For the group presentations, I’ve been working with the tool Voyant, which does text analysis on one or more documents. Among its tools, it generates a word cloud of most frequent words, generates graphs of word frequency across the corpus, and lets you compare multiple documents. Once you have a text uploaded, you can play around a lot within the Voyant “skin”, opening and closing different tools, or clicking on a particular word to see trends for that word specifically. It’s also possible to generate a link to the skin that can then be shared with others, allowing them to then play around with the data on their own. I think this interactive feature could potentially be really useful, since it lets anyone who is curious take a look at the data and track key words in pursuit of whatever questions they might be interested in.
Just as an example of what using the Voyant tools looks like, this screenshot shows Shakespeare’s works (Voyant’s sample corpus).
Right now I have the word “king” selected, allowing me to see specific information about the word such as where in the corpus the word appears, frequencies of the word over time, and the word in context.
To apply Voyant specifically to runaway slave ads, Daniel and I looked at transcribed documents of runaway slave ads from Mississippi and Arkansas (PDF’s available from Documenting Runaway Slaves Project). I looked at the Arkansas ads, splitting the corpus up in two different ways. First, I split the document up by decade and then a single document of the ads from 1820-1865. (note: to turn off common stop words such as “and” “the”, click the gear icon and choose English for list of stop words) Splitting the ads up by decade could potentially make it easier to track changes over time, although since the original document was already ordered chronologically this is also possible to do with the single document. Another possibility we talked about in class is splitting up runaway ads into individual documents, making it possible to compare specific ads, rather than time clumps.
During class, Daniel and I combined the Arkansas and Mississippi documents to do a side-by-side comparison of the two states. Not surprisingly, “Arkansas” is a distinctive word in the Arkansas documents, but with other words such as “sheriff” or “committed” it could be interesting to dig down deeper and figure out why those differences exist. Are these merely linguistic/word choice differences, or do they indicate a difference in runaway patterns? These are the sorts of questions which Voyant raises, but can also help answer, with tools such as keywords in context.

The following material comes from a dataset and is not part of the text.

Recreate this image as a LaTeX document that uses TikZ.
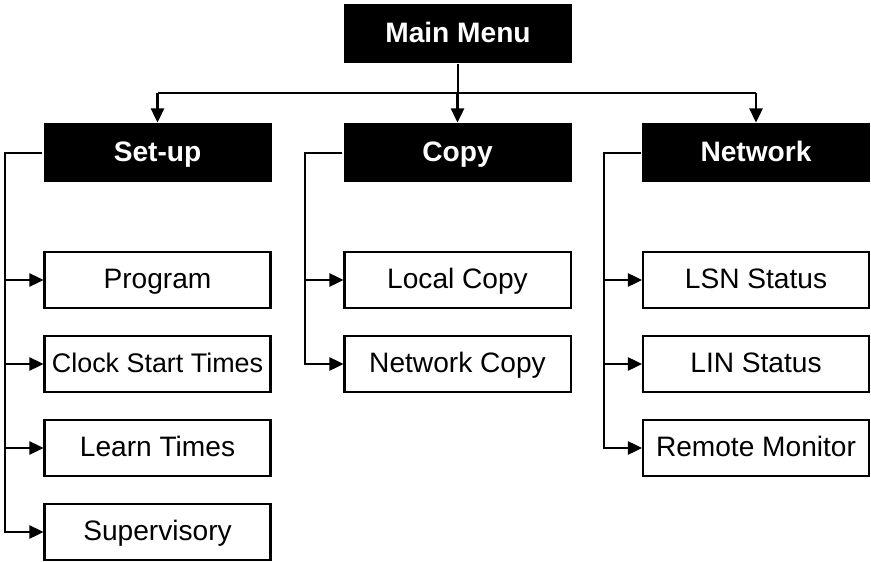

I was interested in comparing the work we’d already done on Mississippi and Arkansas to some of the Texas ads we’ve collected in the Telegraph and Texas Register. I transcribed Texas ads from 1837 (excluding reprints) and compared that with Mississippi and Arkansas ads from 1837. The sample from Texas is small, so I would be hesitant to draw grand conclusions from this comparison, but it’s a good place to start addressing the questions many of us were interested in about what difference Texas makes (if any) in runaway patterns. Here are the results of all three states for 1837. Looking forward, I’m interested in looking at these results more closely to see if they raise interesting questions regarding Texas. This can help us answer questions about whether or not it’s worthwhile to continue transcribing Texas ads (and if so, how many), and how to split up the data (by year, by individual advertisement?).
The main downside to using Voyant so far is the same issue we ran into with Mallett: the Telegraph and Texas Register advertisements are not available individually in text format. This is not so much a limitation with Voyant itself as it is with the medium of primary source documents we are working with. It does seem at this point that Voyant could be a useful tool, but if we as a class decide to use Voyant for our project in the future, we’ll have to think of ways to get around that obstacle.